From East Asia to the Middle East, from South America to Europe, Obama and his senior officials have launched a "springtime diplomatic offensive" with smiles and olive branches. In Turkey, Obama said that he has never wanted to make war with the Islamic world and that he wishes to hold dialogue with Iran. In Europe, he raised the denuclearization issue and said words that European people like to hear. In Geneva, the US and Russia promised to "reset" their bilateral relations. In Asia, US Secretary of State Hillary Clinton visited four countries as soon as she took office, which has become known as "a journey of listening." Obama's diplomatic policies have begun showing notable differences from the previous administration.

The US is the world's number one power, and is a dominant power in the existing international order. The shift in diplomatic policy by the US will inevitably have far-reaching impacts on changes to the international situation. Looking at the current momentum, this type of "smart power-oriented" diplomacy has already played a certain positive role in raising the image of the US and easing the deterioration of main issues on the global agenda.

The adjustments to Obama's diplomatic policy is favorable firstly for restoring relations between the US and certain countries, as well as for reinforcing cooperation with its allies; secondly, from the perspective of the current general background of the changing political environment, the influence of public opinion is increasingly important, and has become the focus of competition between each power on the international stage. Obama's diplomatic policy is clearly helpful for improving the US image in the world; thirdly, facing the current serious financial crisis, the US should make more use of soft power and less use of hard power, which will ease its burdens and will be more favorable for US efforts to put enormous financial, personnel and physical resources into its economic recovery.

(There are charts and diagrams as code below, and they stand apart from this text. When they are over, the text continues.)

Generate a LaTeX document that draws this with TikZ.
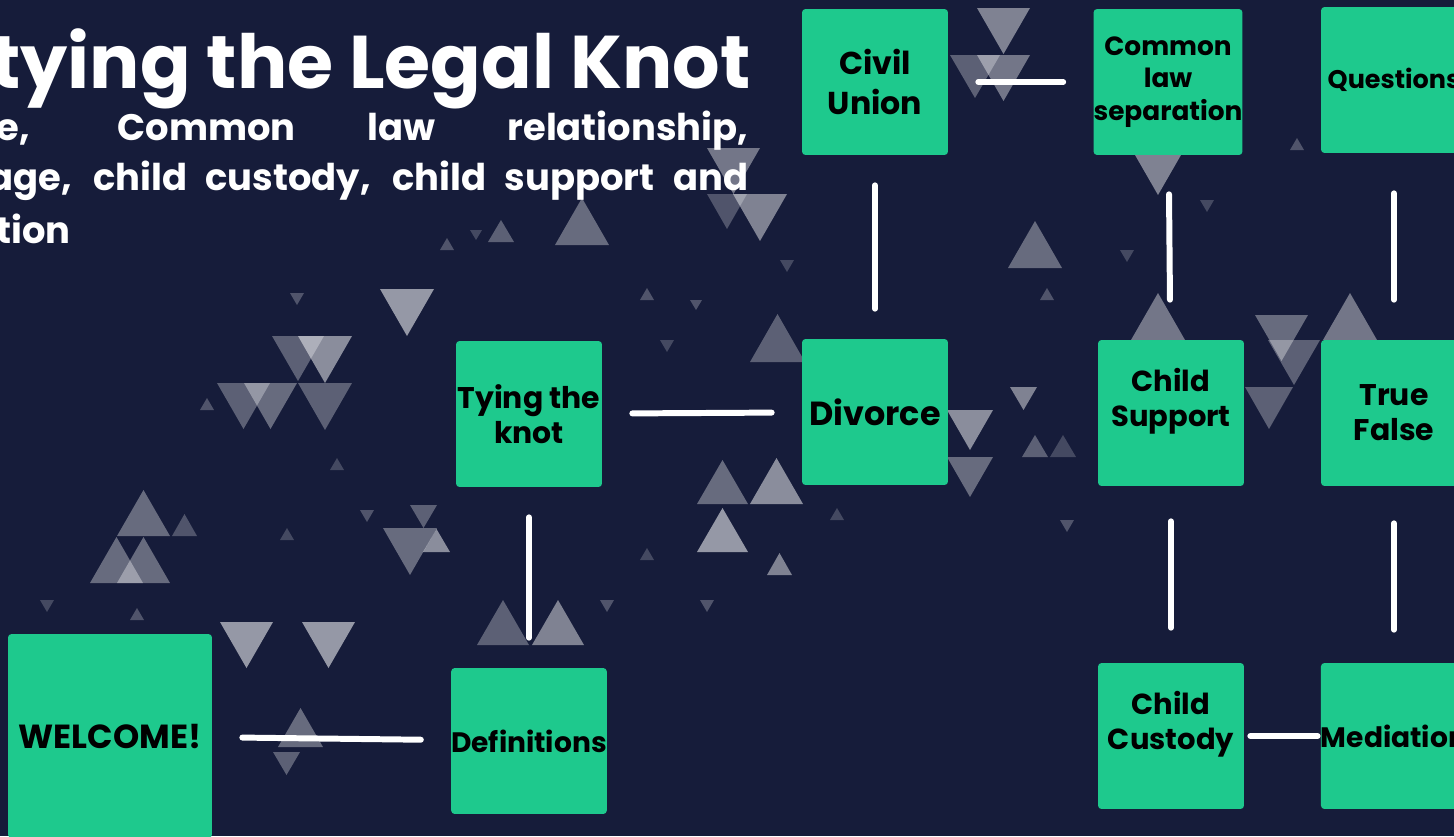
\documentclass[tikz,border=0pt]{standalone}
\usepackage{fontspec}
\setmainfont{Poppins}
\definecolor{navy}{HTML}{161C3A}
\definecolor{mint}{HTML}{1EC98D}

\tikzset{
  card/.style={fill=mint, rounded corners=2pt, minimum size=2.92cm, inner sep=0pt,
    align=center, text=black, font=\bfseries\fontsize{17}{20}\selectfont},
  link/.style={draw=white, line width=3.4pt, line cap=round,
    shorten >=0.6cm, shorten <=0.6cm},
  tri/.style={fill=white, fill opacity=#1},
  headline/.style={text=white, inner sep=0pt, font=\bfseries\fontsize{42.5}{48}\selectfont},
  subline/.style={text=white, inner sep=0pt, font=\bfseries\fontsize{21}{25}\selectfont},
}

\begin{document}
\begin{tikzpicture}[x=0.02cm, y=-0.02cm]
\useasboundingbox (0,0) rectangle (1454,836);
\clip (0,0) rectangle (1454,836);
\path [fill=navy] (0,0) rectangle (1454,836);

% big triangles pointing down
\path [tri=.55] (380,289) -- ++(54,0) -- ++(-27,47) -- cycle;
\path [tri=.3] (272,336) -- ++(52,0) -- ++(-26,45) -- cycle;
\path [tri=.5] (298,336) -- ++(54,0) -- ++(-27,47) -- cycle;
\path [tri=.3] (217,383) -- ++(53,0) -- ++(-26.5,46) -- cycle;
\path [tri=.35] (244,383) -- ++(53,0) -- ++(-26.5,46) -- cycle;
\path [tri=.3] (298,383) -- ++(54,0) -- ++(-27,47) -- cycle;
\path [tri=.55] (220,622) -- ++(53,0) -- ++(-26.5,46) -- cycle;
\path [tri=.55] (302,622) -- ++(53,0) -- ++(-26.5,46) -- cycle;
\path [tri=.35] (383,528) -- ++(54,0) -- ++(-27,47) -- cycle;
\path [tri=.3] (410,505) -- ++(27,0) -- ++(-13.5,23) -- cycle;
\path [tri=.4] (707,148) -- ++(53,0) -- ++(-26.5,46) -- cycle;
\path [tri=.25] (707,194) -- ++(40,0) -- ++(-20,35) -- cycle;
\path [tri=.45] (733,194) -- ++(54,0) -- ++(-27,47) -- cycle;
\path [tri=.5] (947,410) -- ++(46,0) -- ++(-23,40) -- cycle;
\path [tri=.35] (947,457) -- ++(46,0) -- ++(-23,40) -- cycle;
\path [tri=.45] (1010,387) -- ++(27,0) -- ++(-13.5,23) -- cycle;
\path [tri=.35] (1255,315) -- ++(53,0) -- ++(-26.5,46) -- cycle;
\path [tri=.3] (1268,340) -- ++(52,0) -- ++(-26,45) -- cycle;
\path [tri=.3] (1245,387) -- ++(48,0) -- ++(-24,42) -- cycle;
\path [tri=.45] (1135,155) -- ++(46,0) -- ++(-23,40) -- cycle;
\path [tri=.45] (977,8) -- ++(53,0) -- ++(-26.5,46) -- cycle;
\path [tri=.3] (950,55) -- ++(50,0) -- ++(-25,43) -- cycle;
\path [tri=.4] (977,55) -- ++(53,0) -- ++(-26.5,46) -- cycle;
\path [tri=.3] (273,752) -- ++(27,0) -- ++(-13.5,23) -- cycle;

% big triangles pointing up
\path [tri=.35] (117,536) -- ++(53,0) -- ++(-26.5,-46) -- cycle;
\path [tri=.35] (90,583) -- ++(53,0) -- ++(-26.5,-46) -- cycle;
\path [tri=.35] (117,583) -- ++(53,0) -- ++(-26.5,-46) -- cycle;
\path [tri=.25] (172,536) -- ++(25,0) -- ++(-12.5,-22) -- cycle;
\path [tri=.5] (423,552) -- ++(27,0) -- ++(-13.5,-23) -- cycle;
\path [tri=.35] (697,504) -- ++(51,0) -- ++(-25.5,-44) -- cycle;
\path [tri=.5] (750,504) -- ++(53,0) -- ++(-26.5,-46) -- cycle;
\path [tri=.55] (697,552) -- ++(51,0) -- ++(-25.5,-44) -- cycle;
\path [tri=.45] (767,575) -- ++(25,0) -- ++(-12.5,-22) -- cycle;
\path [tri=.35] (1008,268) -- ++(54,0) -- ++(-27,-47) -- cycle;
\path [tri=.3] (750,362) -- ++(55,0) -- ++(-27.5,-48) -- cycle;
\path [tri=.4] (1131,340) -- ++(54,0) -- ++(-27,-47) -- cycle;
\path [tri=.4] (1323,340) -- ++(54,0) -- ++(-27,-47) -- cycle;
\path [tri=.3] (1022,457) -- ++(26,0) -- ++(-13,-22) -- cycle;
\path [tri=.2] (1050,457) -- ++(26,0) -- ++(-13,-22) -- cycle;
\path [tri=.35] (555,245) -- ++(54,0) -- ++(-27,-47) -- cycle;
\path [tri=.3] (488,242) -- ++(26,0) -- ++(-13,-22) -- cycle;
\path [tri=.3] (477,645) -- ++(52,0) -- ++(-26,-45) -- cycle;
\path [tri=.45] (532,645) -- ++(52,0) -- ++(-26,-45) -- cycle;
\path [tri=.35] (278,747) -- ++(45,0) -- ++(-22.5,-39) -- cycle;

% small scattered triangles
\path [tri=.25] (290,293) -- ++(14,0) -- ++(-7,12) -- cycle;
\path [tri=.25] (440,250) -- ++(14,0) -- ++(-7,-12) -- cycle;
\path [tri=.2] (470,230) -- ++(12,0) -- ++(-6,10) -- cycle;
\path [tri=.25] (640,300) -- ++(14,0) -- ++(-7,-12) -- cycle;
\path [tri=.2] (660,340) -- ++(14,0) -- ++(-7,12) -- cycle;
\path [tri=.25] (690,300) -- ++(12,0) -- ++(-6,10) -- cycle;
\path [tri=.2] (330,470) -- ++(14,0) -- ++(-7,-12) -- cycle;
\path [tri=.25] (360,510) -- ++(14,0) -- ++(-7,12) -- cycle;
\path [tri=.2] (280,540) -- ++(14,0) -- ++(-7,-12) -- cycle;
\path [tri=.25] (600,600) -- ++(14,0) -- ++(-7,12) -- cycle;
\path [tri=.2] (640,560) -- ++(14,0) -- ++(-7,-12) -- cycle;
\path [tri=.25] (700,600) -- ++(14,0) -- ++(-7,12) -- cycle;
\path [tri=.2] (1200,200) -- ++(14,0) -- ++(-7,12) -- cycle;
\path [tri=.25] (1290,150) -- ++(14,0) -- ++(-7,-12) -- cycle;
\path [tri=.2] (1120,250) -- ++(14,0) -- ++(-7,12) -- cycle;
\path [tri=.25] (1040,300) -- ++(14,0) -- ++(-7,-12) -- cycle;
\path [tri=.2] (780,260) -- ++(14,0) -- ++(-7,12) -- cycle;
\path [tri=.25] (200,410) -- ++(14,0) -- ++(-7,-12) -- cycle;
\path [tri=.2] (40,600) -- ++(14,0) -- ++(-7,12) -- cycle;
\path [tri=.25] (130,620) -- ++(14,0) -- ++(-7,-12) -- cycle;
\path [tri=.2] (830,520) -- ++(14,0) -- ++(-7,-12) -- cycle;
\path [tri=.25] (1060,520) -- ++(14,0) -- ++(-7,12) -- cycle;

% heading
\node [headline, anchor=base west] (title) at (-10,88) {tying the Legal Knot};
\node [subline, anchor=base west] (sub1) at (-4,140) {\makebox[15.04cm][s]{e, Common law relationship,}};
\node [subline, anchor=base west] (sub2) at (-12,190) {\makebox[15.2cm][s]{age, child custody, child support and}};
\node [subline, anchor=base west] (sub3) at (-4,243) {tion};

% cards
\node [card, minimum size=4.08cm, font=\bfseries\fontsize{19}{22}\selectfont] (welcome) at (110,736) {WELCOME!};
\node [card, font=\bfseries\fontsize{16}{19}\selectfont] (defs) at (529,741) {Definitions};
\node [card] (knot) at (529,414) {Tying the\\knot};
\node [card, font=\bfseries\fontsize{19}{22}\selectfont] (divorce) at (875,412) {Divorce};
\node [card, font=\bfseries\fontsize{18}{23}\selectfont] (civil) at (875,82) {Civil\\Union};
\node [card, font=\bfseries\fontsize{15}{18.5}\selectfont] (commonlaw) at (1168,82) {Common\\law\\separation};
\node [card, font=\bfseries\fontsize{14.5}{18}\selectfont] (questions) at (1394,80) {Questions};
\node [card, label={[align=center, font=\bfseries\fontsize{16.5}{20}\selectfont, yshift=0.24cm]center:Child\\Support}] (support) at (1171,413) {};
\node [card] (truefalse) at (1394,413) {True\\False};
\node [card, label={[align=center, font=\bfseries\fontsize{16.5}{20}\selectfont, yshift=0.24cm]center:Child\\Custody}] (custody) at (1171,736) {};
\node [card, font=\bfseries\fontsize{16}{19}\selectfont] (mediation) at (1394,736) {Mediation};

% connectors
\draw [link] (welcome) -- (defs);
\draw [link] (defs) -- (knot);
\draw [link] (knot) -- (divorce);
\draw [link] (divorce) -- (civil);
\draw [link] (civil) -- (commonlaw);
\draw [link, shorten <=0.78cm, shorten >=0.8cm] (commonlaw) -- (support);
\draw [link, shorten <=0.8cm, shorten >=0.8cm] (questions) -- (truefalse);
\draw [link, shorten <=0.7cm, shorten >=0.7cm] (support) -- (custody);
\draw [link, shorten <=0.74cm, shorten >=0.66cm] (truefalse) -- (mediation);
\draw [link, shorten <=0.12cm, shorten >=0.06cm] (custody) -- (mediation);
\end{tikzpicture}
\end{document}
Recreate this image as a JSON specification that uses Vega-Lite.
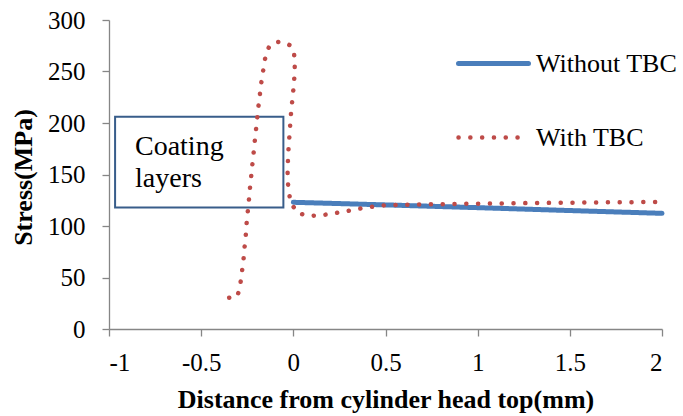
{
  "$schema": "https://vega.github.io/schema/vega-lite/v6.json",
  "width": 553,
  "height": 309,
  "autosize": {"type": "none"},
  "padding": {"left": 109, "top": 20, "right": 21, "bottom": 87},
  "background": "white",
  "config": {
    "view": {"stroke": null},
    "font": "Liberation Serif, Times New Roman, serif",
    "axis": {
      "grid": false,
      "domainColor": "#868686",
      "tickColor": "#868686",
      "domainWidth": 1.3,
      "tickWidth": 1.3,
      "tickSize": 7,
      "labelFont": "Liberation Serif, Times New Roman, serif",
      "labelFontSize": 25,
      "labelColor": "#000000",
      "titleFont": "Liberation Serif, Times New Roman, serif",
      "titleFontSize": 26,
      "titleFontWeight": "bold",
      "titleColor": "#000000"
    },
    "legend": {
      "labelFont": "Liberation Serif, Times New Roman, serif"
    },
    "text": {"font": "Liberation Serif, Times New Roman, serif"}
  },
  "datasets": {
    "series": [
      {"i": 1, "series": "Without TBC", "x": 0.0, "y": 123.0},
      {"i": 2, "series": "Without TBC", "x": 0.5, "y": 120.5},
      {"i": 3, "series": "Without TBC", "x": 1.0, "y": 117.8},
      {"i": 4, "series": "Without TBC", "x": 1.5, "y": 115.0},
      {"i": 5, "series": "Without TBC", "x": 2.0, "y": 112.3},
      {"i": 1, "series": "With TBC", "x": -0.348, "y": 30.4},
      {"i": 2, "series": "With TBC", "x": -0.305, "y": 31.2},
      {"i": 3, "series": "With TBC", "x": -0.29, "y": 40.0},
      {"i": 4, "series": "With TBC", "x": -0.28, "y": 54.0},
      {"i": 5, "series": "With TBC", "x": -0.271, "y": 65.7},
      {"i": 6, "series": "With TBC", "x": -0.266, "y": 77.4},
      {"i": 7, "series": "With TBC", "x": -0.259, "y": 88.0},
      {"i": 8, "series": "With TBC", "x": -0.255, "y": 99.7},
      {"i": 9, "series": "With TBC", "x": -0.249, "y": 111.0},
      {"i": 10, "series": "With TBC", "x": -0.242, "y": 123.0},
      {"i": 11, "series": "With TBC", "x": -0.237, "y": 134.0},
      {"i": 12, "series": "With TBC", "x": -0.23, "y": 145.6},
      {"i": 13, "series": "With TBC", "x": -0.224, "y": 157.0},
      {"i": 14, "series": "With TBC", "x": -0.217, "y": 168.0},
      {"i": 15, "series": "With TBC", "x": -0.211, "y": 179.6},
      {"i": 16, "series": "With TBC", "x": -0.204, "y": 191.0},
      {"i": 17, "series": "With TBC", "x": -0.197, "y": 202.6},
      {"i": 18, "series": "With TBC", "x": -0.191, "y": 213.9},
      {"i": 19, "series": "With TBC", "x": -0.183, "y": 225.0},
      {"i": 20, "series": "With TBC", "x": -0.176, "y": 236.6},
      {"i": 21, "series": "With TBC", "x": -0.166, "y": 247.9},
      {"i": 22, "series": "With TBC", "x": -0.157, "y": 259.0},
      {"i": 23, "series": "With TBC", "x": -0.146, "y": 268.5},
      {"i": 24, "series": "With TBC", "x": -0.13, "y": 274.5},
      {"i": 25, "series": "With TBC", "x": -0.106, "y": 278.0},
      {"i": 26, "series": "With TBC", "x": -0.072, "y": 279.0},
      {"i": 27, "series": "With TBC", "x": -0.04, "y": 277.5},
      {"i": 28, "series": "With TBC", "x": -0.014, "y": 275.0},
      {"i": 29, "series": "With TBC", "x": 0.003, "y": 269.5},
      {"i": 30, "series": "With TBC", "x": 0.008, "y": 259.0},
      {"i": 31, "series": "With TBC", "x": 0.007, "y": 248.0},
      {"i": 32, "series": "With TBC", "x": 0.002, "y": 236.0},
      {"i": 33, "series": "With TBC", "x": -0.004, "y": 224.6},
      {"i": 34, "series": "With TBC", "x": -0.011, "y": 213.0},
      {"i": 35, "series": "With TBC", "x": -0.016, "y": 201.7},
      {"i": 36, "series": "With TBC", "x": -0.02, "y": 190.0},
      {"i": 37, "series": "With TBC", "x": -0.025, "y": 179.0},
      {"i": 38, "series": "With TBC", "x": -0.028, "y": 168.0},
      {"i": 39, "series": "With TBC", "x": -0.031, "y": 156.0},
      {"i": 40, "series": "With TBC", "x": -0.031, "y": 145.0},
      {"i": 41, "series": "With TBC", "x": -0.025, "y": 133.7},
      {"i": 42, "series": "With TBC", "x": -0.014, "y": 122.5},
      {"i": 43, "series": "With TBC", "x": 0.024, "y": 112.6},
      {"i": 44, "series": "With TBC", "x": 0.085, "y": 109.7},
      {"i": 45, "series": "With TBC", "x": 0.149, "y": 110.4},
      {"i": 46, "series": "With TBC", "x": 0.212, "y": 112.0},
      {"i": 47, "series": "With TBC", "x": 0.276, "y": 114.0},
      {"i": 48, "series": "With TBC", "x": 0.339, "y": 116.2},
      {"i": 49, "series": "With TBC", "x": 0.402, "y": 118.1},
      {"i": 50, "series": "With TBC", "x": 0.466, "y": 119.7},
      {"i": 51, "series": "With TBC", "x": 0.529, "y": 120.4},
      {"i": 52, "series": "With TBC", "x": 0.6, "y": 120.7},
      {"i": 53, "series": "With TBC", "x": 0.8, "y": 121.2},
      {"i": 54, "series": "With TBC", "x": 1.0, "y": 121.7},
      {"i": 55, "series": "With TBC", "x": 1.2, "y": 122.1},
      {"i": 56, "series": "With TBC", "x": 1.4, "y": 122.5},
      {"i": 57, "series": "With TBC", "x": 1.6, "y": 122.8},
      {"i": 58, "series": "With TBC", "x": 1.8, "y": 123.1},
      {"i": 59, "series": "With TBC", "x": 2.0, "y": 123.3}
    ],
    "box": [
      {"x1": -0.967, "x2": -0.054, "y1": 118, "y2": 206}
    ],
    "notes": [
      {"label": "Coating", "x": -0.859, "y": 168.9},
      {"label": "layers", "x": -0.859, "y": 137.6}
    ]
  },
  "layer": [
    {
      "data": {"name": "box"},
      "mark": {"type": "rect", "filled": false, "stroke": "#385D8A", "strokeWidth": 2},
      "encoding": {
        "x": {"field": "x1", "type": "quantitative", "scale": {"domain": [-1, 2], "nice": false, "zero": false}},
        "x2": {"field": "x2"},
        "y": {"field": "y1", "type": "quantitative", "scale": {"domain": [0, 300], "nice": false}},
        "y2": {"field": "y2"}
      }
    },
    {
      "data": {"name": "notes"},
      "mark": {"type": "text", "font": "Liberation Serif, Times New Roman, serif", "fontSize": 28, "align": "left", "baseline": "alphabetic", "color": "#000000"},
      "encoding": {
        "x": {"field": "x", "type": "quantitative"},
        "y": {"field": "y", "type": "quantitative"},
        "text": {"field": "label"}
      }
    },
    {
      "data": {"name": "series"},
      "mark": {"type": "line", "strokeCap": "round", "strokeJoin": "round"},
      "encoding": {
        "x": {
          "field": "x", "type": "quantitative",
          "scale": {"domain": [-1, 2], "nice": false, "zero": false},
          "axis": {
            "values": [-1, -0.5, 0, 0.5, 1, 1.5, 2],
            "labelExpr": "'' + datum.value",
            "labelPadding": 14,
            "title": "Distance from cylinder head top(mm)",
            "titleY": 78,
            "titleBaseline": "alphabetic"
          }
        },
        "y": {
          "field": "y", "type": "quantitative",
          "scale": {"domain": [0, 300], "nice": false},
          "axis": {
            "values": [0, 50, 100, 150, 200, 250, 300],
            "labelPadding": 17,
            "title": "Stress(MPa)",
            "titleX": -86,
            "titleY": 157,
            "titleAlign": "center",
            "titleBaseline": "middle"
          }
        },
        "order": {"field": "i", "type": "quantitative"},
        "color": {
          "field": "series", "type": "nominal",
          "scale": {"domain": ["Without TBC", "With TBC"], "range": ["#4A7EBB", "#BE4B48"]},
          "legend": {
            "title": null,
            "orient": "none",
            "legendX": 347,
            "legendY": 6,
            "symbolType": "stroke",
            "symbolSize": 4900,
            "symbolStrokeWidth": 4.5,
            "labelFont": "Liberation Serif, Times New Roman, serif",
            "labelFontSize": 26,
            "labelColor": "#000000",
            "labelOffset": 5,
            "labelLimit": 300,
            "rowPadding": 23,
            "padding": 0,
            "encode": {"symbols": {"update": {"strokeCap": {"value": "round"}}}}
          }
        },
        "strokeDash": {
          "field": "series", "type": "nominal",
          "scale": {"domain": ["Without TBC", "With TBC"], "range": [[1, 0], [0.1, 11.7]]}
        },
        "strokeWidth": {
          "field": "series", "type": "nominal",
          "scale": {"domain": ["Without TBC", "With TBC"], "range": [5, 4.5]},
          "legend": null
        }
      }
    }
  ]
}
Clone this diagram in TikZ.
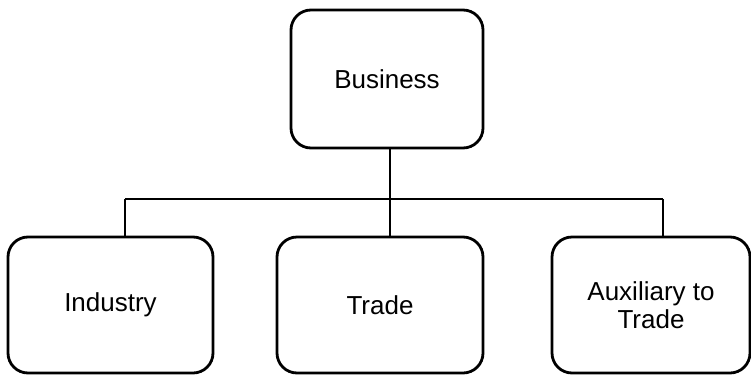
\documentclass[tikz,border=0pt]{standalone}
\usepackage{fontspec}
\setmainfont{Liberation Sans}
\begin{document}
\begin{tikzpicture}[x=1pt,y=-1pt,
  box/.style={draw=black,line width=2.8pt,rounded corners=20pt,fill=white,
    align=center,font=\fontsize{26}{28}\selectfont,inner sep=0pt},
  conn/.style={draw=black,line width=2.6pt}]
\useasboundingbox (0,0) rectangle (751,375);
\node[box,minimum width=192pt,minimum height=138pt] (bus) at (387,79) {Business};
\node[box,minimum width=205pt,minimum height=136pt] (ind) at (110.5,305) {Industry};
\node[box,minimum width=206pt,minimum height=136pt] (tra) at (380,305) {Trade};
\node[box,minimum width=198pt,minimum height=136pt] (aux) at (651,305) {Auxiliary to\\Trade};
\coordinate (jl) at (125,199);
\coordinate (jr) at (663,199);
\coordinate (jm) at (390,199);
\draw[conn] (jl) -- (jr);
\draw[conn] (jl) -- (jl |- ind.north);
\draw[conn] (jr) -- (jr |- aux.north);
\draw[conn] (jm |- bus.south) -- (jm |- tra.north);
\end{tikzpicture}
\end{document}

Obama's diplomatic policies have shown the world the following outstanding features: more flexibility, more good will, more affinity, and more reliance on diplomatic negotiation. In essence, this type of diplomatic policy is aimed at forming a sort of moral and just influence. Such policies are aimed at dominating the commanding height of morality and justice by means of "skillfulness and wisdom" such as "flexibility and good will."

The US will not give up its dominant role in world affairs. In the past, perhaps it relied more on the deterrence of its military power to meet this strategic goal. Now and in future, it will rely more on its moral and just influence to influence the world.

Of course, influence in international affairs through moral force does not mean completely throwing away big sticks and picking up sweet carrots. Wrapping a big stick in a layer of soft sponge or putting a carrot at the front and a big stick at the back, the US has never given up its powerful military force. However, more initiative and active employment of soft power by the US is likely to help it change form a binding force or a dominant force into a force that respects public opinion around the world.

Diplomatic policy is also a kind of political game. One of its fundamental principles is to obtain the largest benefit at the least cost. The adjustment of Obama's diplomatic policy notably predicates reduction of cost, without any change in their goal to obtain the most benefits. In the future, it remains to be seen what impact the US reduction in hard power will make on global political, economic and security patterns; in particular, when meeting with less traditional security challenges, can the Obama administration continue to make the most effective response at the least cost?